─── Material provided

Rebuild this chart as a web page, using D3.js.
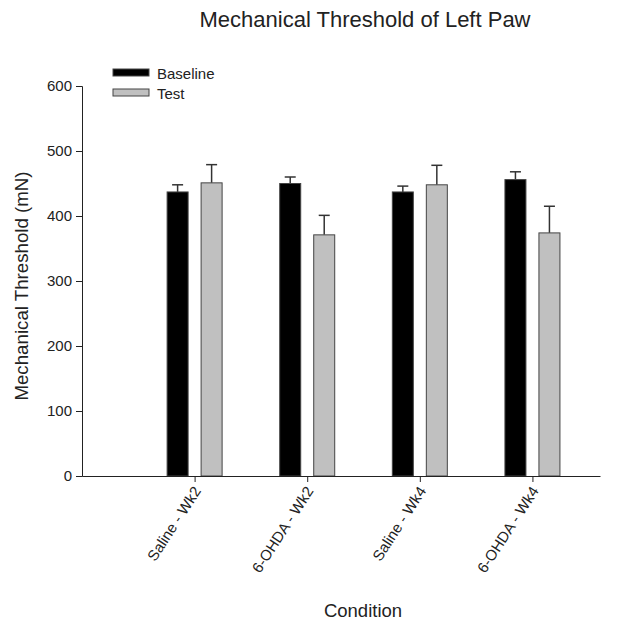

──────
─── Material provided

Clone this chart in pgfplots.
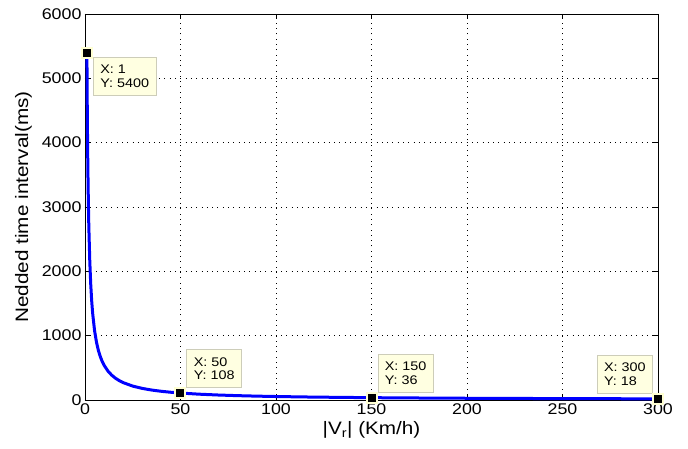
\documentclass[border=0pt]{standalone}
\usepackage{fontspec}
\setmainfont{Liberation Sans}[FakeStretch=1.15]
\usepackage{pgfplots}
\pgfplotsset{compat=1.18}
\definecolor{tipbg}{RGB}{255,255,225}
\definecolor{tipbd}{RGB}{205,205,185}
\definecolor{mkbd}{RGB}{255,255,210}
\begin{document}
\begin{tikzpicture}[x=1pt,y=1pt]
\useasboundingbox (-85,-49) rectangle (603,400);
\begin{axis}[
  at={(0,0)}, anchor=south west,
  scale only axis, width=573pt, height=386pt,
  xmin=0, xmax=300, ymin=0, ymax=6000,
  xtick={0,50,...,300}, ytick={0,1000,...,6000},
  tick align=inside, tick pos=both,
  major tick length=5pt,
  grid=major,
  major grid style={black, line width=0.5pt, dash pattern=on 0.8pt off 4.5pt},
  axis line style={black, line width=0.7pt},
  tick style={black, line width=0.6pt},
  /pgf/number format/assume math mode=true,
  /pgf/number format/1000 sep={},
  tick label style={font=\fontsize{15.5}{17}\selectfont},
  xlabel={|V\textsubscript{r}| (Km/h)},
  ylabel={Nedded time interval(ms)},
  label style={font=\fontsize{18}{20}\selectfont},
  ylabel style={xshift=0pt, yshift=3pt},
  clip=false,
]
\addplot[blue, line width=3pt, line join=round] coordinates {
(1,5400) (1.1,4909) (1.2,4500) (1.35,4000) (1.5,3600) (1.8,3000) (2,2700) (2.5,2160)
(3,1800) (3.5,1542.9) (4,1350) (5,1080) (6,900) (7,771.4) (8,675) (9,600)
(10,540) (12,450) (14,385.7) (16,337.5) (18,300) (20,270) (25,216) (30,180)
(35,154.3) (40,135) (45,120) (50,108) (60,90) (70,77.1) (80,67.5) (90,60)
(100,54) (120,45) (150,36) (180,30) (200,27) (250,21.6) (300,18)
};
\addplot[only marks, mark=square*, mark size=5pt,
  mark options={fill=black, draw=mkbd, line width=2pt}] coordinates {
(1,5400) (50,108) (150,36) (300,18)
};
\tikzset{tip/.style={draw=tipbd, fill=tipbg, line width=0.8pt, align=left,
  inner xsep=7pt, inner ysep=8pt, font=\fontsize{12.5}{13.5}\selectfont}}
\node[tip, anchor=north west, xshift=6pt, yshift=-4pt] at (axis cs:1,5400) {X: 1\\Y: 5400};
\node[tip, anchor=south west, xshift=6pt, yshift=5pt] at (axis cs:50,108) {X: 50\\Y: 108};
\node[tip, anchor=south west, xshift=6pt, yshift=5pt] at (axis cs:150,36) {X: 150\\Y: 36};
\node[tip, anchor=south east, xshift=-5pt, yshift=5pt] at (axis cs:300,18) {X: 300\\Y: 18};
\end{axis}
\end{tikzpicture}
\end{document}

──────
─── Material provided

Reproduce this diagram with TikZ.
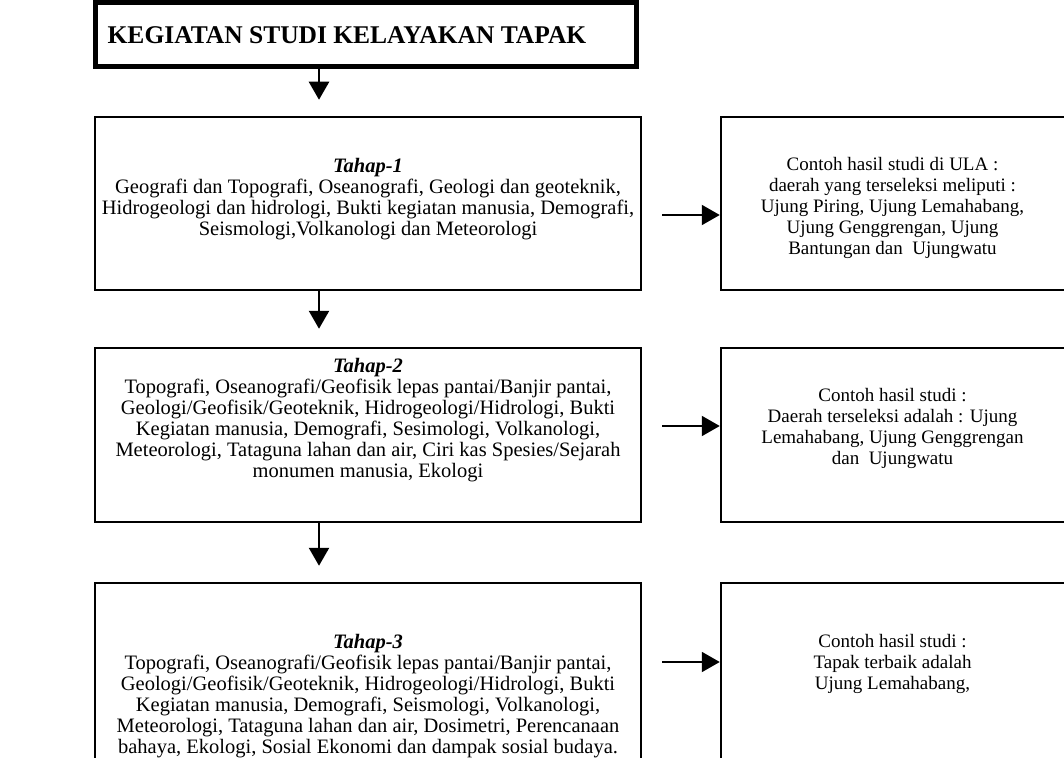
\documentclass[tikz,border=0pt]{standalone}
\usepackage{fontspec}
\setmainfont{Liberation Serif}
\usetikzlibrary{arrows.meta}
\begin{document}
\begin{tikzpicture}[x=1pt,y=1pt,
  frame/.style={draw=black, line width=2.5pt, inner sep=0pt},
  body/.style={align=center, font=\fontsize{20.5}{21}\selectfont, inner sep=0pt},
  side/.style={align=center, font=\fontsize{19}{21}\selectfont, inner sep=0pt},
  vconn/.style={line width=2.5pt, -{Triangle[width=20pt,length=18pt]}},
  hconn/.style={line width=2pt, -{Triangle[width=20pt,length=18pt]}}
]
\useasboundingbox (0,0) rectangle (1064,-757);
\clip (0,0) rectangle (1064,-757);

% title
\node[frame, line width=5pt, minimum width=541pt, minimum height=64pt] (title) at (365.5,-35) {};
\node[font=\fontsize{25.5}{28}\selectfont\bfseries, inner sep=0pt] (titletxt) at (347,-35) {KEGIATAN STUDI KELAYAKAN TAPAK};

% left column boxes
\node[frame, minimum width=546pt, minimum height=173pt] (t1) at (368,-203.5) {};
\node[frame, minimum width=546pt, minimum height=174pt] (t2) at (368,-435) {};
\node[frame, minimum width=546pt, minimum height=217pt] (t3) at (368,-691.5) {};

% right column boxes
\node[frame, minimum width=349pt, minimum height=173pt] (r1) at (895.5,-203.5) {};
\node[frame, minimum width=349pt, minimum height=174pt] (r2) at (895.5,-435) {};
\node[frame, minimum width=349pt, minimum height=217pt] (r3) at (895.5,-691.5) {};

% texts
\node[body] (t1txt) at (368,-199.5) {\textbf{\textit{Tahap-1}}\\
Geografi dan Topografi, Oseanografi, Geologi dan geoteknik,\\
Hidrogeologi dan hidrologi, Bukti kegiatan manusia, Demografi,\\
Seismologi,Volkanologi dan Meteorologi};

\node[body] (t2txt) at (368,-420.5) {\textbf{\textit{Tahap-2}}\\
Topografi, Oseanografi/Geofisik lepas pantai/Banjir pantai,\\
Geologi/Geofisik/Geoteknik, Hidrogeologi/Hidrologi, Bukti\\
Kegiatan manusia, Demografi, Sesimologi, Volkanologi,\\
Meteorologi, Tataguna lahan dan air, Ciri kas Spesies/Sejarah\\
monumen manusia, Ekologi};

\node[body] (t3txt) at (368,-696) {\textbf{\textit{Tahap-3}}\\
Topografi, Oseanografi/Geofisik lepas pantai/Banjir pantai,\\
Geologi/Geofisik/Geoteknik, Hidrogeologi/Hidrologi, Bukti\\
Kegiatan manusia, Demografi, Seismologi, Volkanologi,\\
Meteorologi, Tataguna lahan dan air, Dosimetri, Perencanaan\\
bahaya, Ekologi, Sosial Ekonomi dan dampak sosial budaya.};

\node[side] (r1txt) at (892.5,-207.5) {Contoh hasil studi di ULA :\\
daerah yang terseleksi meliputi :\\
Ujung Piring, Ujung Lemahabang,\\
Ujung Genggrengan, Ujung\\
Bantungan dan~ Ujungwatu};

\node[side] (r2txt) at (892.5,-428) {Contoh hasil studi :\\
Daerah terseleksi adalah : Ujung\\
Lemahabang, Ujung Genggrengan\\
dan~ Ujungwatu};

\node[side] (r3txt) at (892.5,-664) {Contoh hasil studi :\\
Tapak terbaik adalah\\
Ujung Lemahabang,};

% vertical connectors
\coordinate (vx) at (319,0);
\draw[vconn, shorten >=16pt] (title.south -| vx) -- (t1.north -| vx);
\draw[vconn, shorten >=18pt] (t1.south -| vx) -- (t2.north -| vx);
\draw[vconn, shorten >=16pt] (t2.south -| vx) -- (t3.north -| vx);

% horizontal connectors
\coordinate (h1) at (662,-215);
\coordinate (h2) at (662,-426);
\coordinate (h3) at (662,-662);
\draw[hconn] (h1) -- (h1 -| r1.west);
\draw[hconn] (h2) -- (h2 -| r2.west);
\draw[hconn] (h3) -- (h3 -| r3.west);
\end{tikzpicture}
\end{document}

──────

For each line in the data above that contains the string "this", extract the line.

◆ **Task output**:
Rebuild this chart as a web page, using D3.js.
Clone this chart in pgfplots.
Reproduce this diagram with TikZ.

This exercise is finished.